Sometimes referred to as the prophet of Prague because of his uncanny sense of impending totalitarianism, Kafka predicts the anti-Semitic discourses that would dominate politics in early twentieth century Europe –  the Jew as vermin, the Jew as insect, the Jew as occupying a lower place in the chain of being. Likewise, in his dark novel The Trial (which was published ninety years ago), the protagonist Josef K is arrested and eventually murdered for a crime that is never specified. His guilt is apparently existential : the fact of his being is anathema to the authorities who, in real life, would impute the same existential guilt onto the Jews of Europe.

Kafka didn’t live long enough to see the murderous destruction wrought by the Nazis. Kafka died in 1924 (aged forty) of starvation brought on by laryngeal tuberculosis, which affected his ability to swallow. (His remains are buried alongside his parent’s under an obelisk in Prague’s New Jewish Cemetery.) But his fellow Jews in Prague were even more unlucky. They died in their thousands in the gas chambers and concentration camps of Europe, thereby bringing an end to ten centuries of Jewish life in Prague. The historical sources are confused, but it seems that Kafka’s three sisters were killed in the liquidation of the Lodz ghetto in 1944 or perished in the Nazi concentration camps, possibly Auschwitz.
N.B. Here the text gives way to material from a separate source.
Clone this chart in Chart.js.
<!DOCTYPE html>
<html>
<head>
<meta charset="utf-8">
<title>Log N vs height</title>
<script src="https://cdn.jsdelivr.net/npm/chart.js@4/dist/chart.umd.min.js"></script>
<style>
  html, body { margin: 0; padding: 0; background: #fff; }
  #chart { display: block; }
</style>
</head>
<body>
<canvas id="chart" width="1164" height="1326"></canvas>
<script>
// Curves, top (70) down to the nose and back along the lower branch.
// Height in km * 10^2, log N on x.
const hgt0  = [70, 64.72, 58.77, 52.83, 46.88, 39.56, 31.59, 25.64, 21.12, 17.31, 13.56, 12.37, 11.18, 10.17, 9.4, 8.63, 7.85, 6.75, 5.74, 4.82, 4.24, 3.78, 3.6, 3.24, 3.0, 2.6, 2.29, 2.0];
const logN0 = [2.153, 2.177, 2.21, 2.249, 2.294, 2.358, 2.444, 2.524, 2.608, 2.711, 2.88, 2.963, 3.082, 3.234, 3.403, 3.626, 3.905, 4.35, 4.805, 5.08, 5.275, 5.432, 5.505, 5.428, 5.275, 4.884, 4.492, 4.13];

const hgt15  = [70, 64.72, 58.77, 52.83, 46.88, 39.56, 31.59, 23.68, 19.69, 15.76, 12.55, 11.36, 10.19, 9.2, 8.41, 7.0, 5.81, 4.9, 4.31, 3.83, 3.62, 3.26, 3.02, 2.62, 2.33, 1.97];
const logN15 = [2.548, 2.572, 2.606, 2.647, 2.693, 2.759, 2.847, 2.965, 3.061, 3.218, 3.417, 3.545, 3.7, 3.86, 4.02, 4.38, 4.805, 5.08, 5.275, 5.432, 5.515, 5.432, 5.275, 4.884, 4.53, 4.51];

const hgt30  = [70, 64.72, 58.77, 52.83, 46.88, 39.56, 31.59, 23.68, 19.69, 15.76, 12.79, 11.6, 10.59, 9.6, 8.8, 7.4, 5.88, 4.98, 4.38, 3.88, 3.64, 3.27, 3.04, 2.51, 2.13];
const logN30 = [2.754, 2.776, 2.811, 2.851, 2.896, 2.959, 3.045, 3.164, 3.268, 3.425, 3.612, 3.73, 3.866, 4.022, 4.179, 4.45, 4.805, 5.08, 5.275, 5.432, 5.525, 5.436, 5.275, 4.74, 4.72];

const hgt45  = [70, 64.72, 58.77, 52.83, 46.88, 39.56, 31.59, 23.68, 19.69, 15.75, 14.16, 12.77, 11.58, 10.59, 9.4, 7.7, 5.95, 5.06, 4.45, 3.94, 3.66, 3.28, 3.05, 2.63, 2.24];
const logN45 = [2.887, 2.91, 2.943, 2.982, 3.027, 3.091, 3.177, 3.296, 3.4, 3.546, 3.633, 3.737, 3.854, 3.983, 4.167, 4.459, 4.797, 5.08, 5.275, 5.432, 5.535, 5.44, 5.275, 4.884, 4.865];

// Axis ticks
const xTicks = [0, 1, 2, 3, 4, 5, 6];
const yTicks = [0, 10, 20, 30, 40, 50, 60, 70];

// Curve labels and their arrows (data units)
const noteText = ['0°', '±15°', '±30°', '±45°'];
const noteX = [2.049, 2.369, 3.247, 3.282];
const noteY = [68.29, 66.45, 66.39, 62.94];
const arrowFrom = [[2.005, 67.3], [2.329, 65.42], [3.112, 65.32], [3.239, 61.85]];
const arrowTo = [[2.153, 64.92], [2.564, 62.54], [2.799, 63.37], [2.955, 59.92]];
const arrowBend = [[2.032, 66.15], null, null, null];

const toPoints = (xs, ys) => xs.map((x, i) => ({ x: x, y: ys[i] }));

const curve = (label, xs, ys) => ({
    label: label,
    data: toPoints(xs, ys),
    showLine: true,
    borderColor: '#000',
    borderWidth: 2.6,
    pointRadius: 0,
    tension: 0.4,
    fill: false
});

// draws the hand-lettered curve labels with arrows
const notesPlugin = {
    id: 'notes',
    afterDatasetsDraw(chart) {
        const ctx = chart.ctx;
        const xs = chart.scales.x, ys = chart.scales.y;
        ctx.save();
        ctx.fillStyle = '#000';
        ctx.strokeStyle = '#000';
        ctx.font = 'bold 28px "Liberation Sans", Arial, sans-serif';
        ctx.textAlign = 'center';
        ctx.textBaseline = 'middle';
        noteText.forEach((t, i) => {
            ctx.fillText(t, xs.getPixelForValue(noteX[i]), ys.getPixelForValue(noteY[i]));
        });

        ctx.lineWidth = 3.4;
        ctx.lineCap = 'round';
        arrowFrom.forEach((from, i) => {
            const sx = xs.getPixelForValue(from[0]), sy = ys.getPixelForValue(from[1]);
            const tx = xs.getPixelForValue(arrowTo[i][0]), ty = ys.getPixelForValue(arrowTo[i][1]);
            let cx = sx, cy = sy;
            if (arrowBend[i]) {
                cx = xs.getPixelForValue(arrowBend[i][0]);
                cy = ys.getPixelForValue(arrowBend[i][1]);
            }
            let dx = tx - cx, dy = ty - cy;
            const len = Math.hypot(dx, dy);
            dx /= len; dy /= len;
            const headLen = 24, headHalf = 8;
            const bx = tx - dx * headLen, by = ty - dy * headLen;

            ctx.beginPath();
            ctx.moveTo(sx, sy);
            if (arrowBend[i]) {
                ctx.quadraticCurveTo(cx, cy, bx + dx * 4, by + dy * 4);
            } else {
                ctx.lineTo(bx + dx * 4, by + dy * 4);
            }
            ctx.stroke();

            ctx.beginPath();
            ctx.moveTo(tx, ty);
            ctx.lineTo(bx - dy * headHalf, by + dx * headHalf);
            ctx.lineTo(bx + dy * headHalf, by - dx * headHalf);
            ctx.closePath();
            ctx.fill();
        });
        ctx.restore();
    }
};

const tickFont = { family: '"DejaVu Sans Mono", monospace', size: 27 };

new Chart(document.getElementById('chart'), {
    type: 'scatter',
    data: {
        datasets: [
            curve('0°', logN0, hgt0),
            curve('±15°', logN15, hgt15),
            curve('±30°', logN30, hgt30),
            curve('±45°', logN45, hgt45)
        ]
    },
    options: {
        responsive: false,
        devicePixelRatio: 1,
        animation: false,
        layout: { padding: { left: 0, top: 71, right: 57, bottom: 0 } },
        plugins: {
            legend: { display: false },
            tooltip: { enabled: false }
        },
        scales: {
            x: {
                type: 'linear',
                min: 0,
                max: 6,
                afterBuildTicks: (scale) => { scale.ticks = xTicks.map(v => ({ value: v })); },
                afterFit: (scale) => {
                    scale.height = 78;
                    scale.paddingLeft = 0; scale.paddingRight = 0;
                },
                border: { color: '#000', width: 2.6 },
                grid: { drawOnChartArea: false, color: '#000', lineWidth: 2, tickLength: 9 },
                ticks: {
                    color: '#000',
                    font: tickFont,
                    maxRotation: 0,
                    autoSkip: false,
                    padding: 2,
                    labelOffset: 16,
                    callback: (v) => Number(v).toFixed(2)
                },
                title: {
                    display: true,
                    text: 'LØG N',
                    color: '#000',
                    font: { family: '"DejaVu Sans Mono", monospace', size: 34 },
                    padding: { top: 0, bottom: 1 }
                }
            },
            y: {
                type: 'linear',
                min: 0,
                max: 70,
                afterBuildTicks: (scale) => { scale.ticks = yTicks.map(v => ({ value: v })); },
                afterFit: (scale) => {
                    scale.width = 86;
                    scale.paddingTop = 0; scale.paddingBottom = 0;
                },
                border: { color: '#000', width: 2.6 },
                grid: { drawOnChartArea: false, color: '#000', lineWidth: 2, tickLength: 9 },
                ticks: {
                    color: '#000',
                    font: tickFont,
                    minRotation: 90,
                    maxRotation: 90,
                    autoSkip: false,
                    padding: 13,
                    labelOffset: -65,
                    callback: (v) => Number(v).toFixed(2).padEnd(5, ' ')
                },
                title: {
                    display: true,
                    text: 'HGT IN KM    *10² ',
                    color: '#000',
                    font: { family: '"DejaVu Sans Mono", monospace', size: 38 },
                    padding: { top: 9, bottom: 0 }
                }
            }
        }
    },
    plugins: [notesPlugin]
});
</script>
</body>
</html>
Kafka’s works of fiction, while not explicitly Jewish, do seem to capture the existential questions facing Jews in Europe in the first half of the twentieth century. Questions of identity, guilt, authoritarianism and ideology all play significant roles in works such as The Metamorphosis and The Trial. The fact that Kafka managed to capture the spirit of the times – despite dying before the inception of Nazism and Stalinism – is a remarkable testament to a man who was able to prophesy what it is like to be trapped inside a system that ultimately kills you.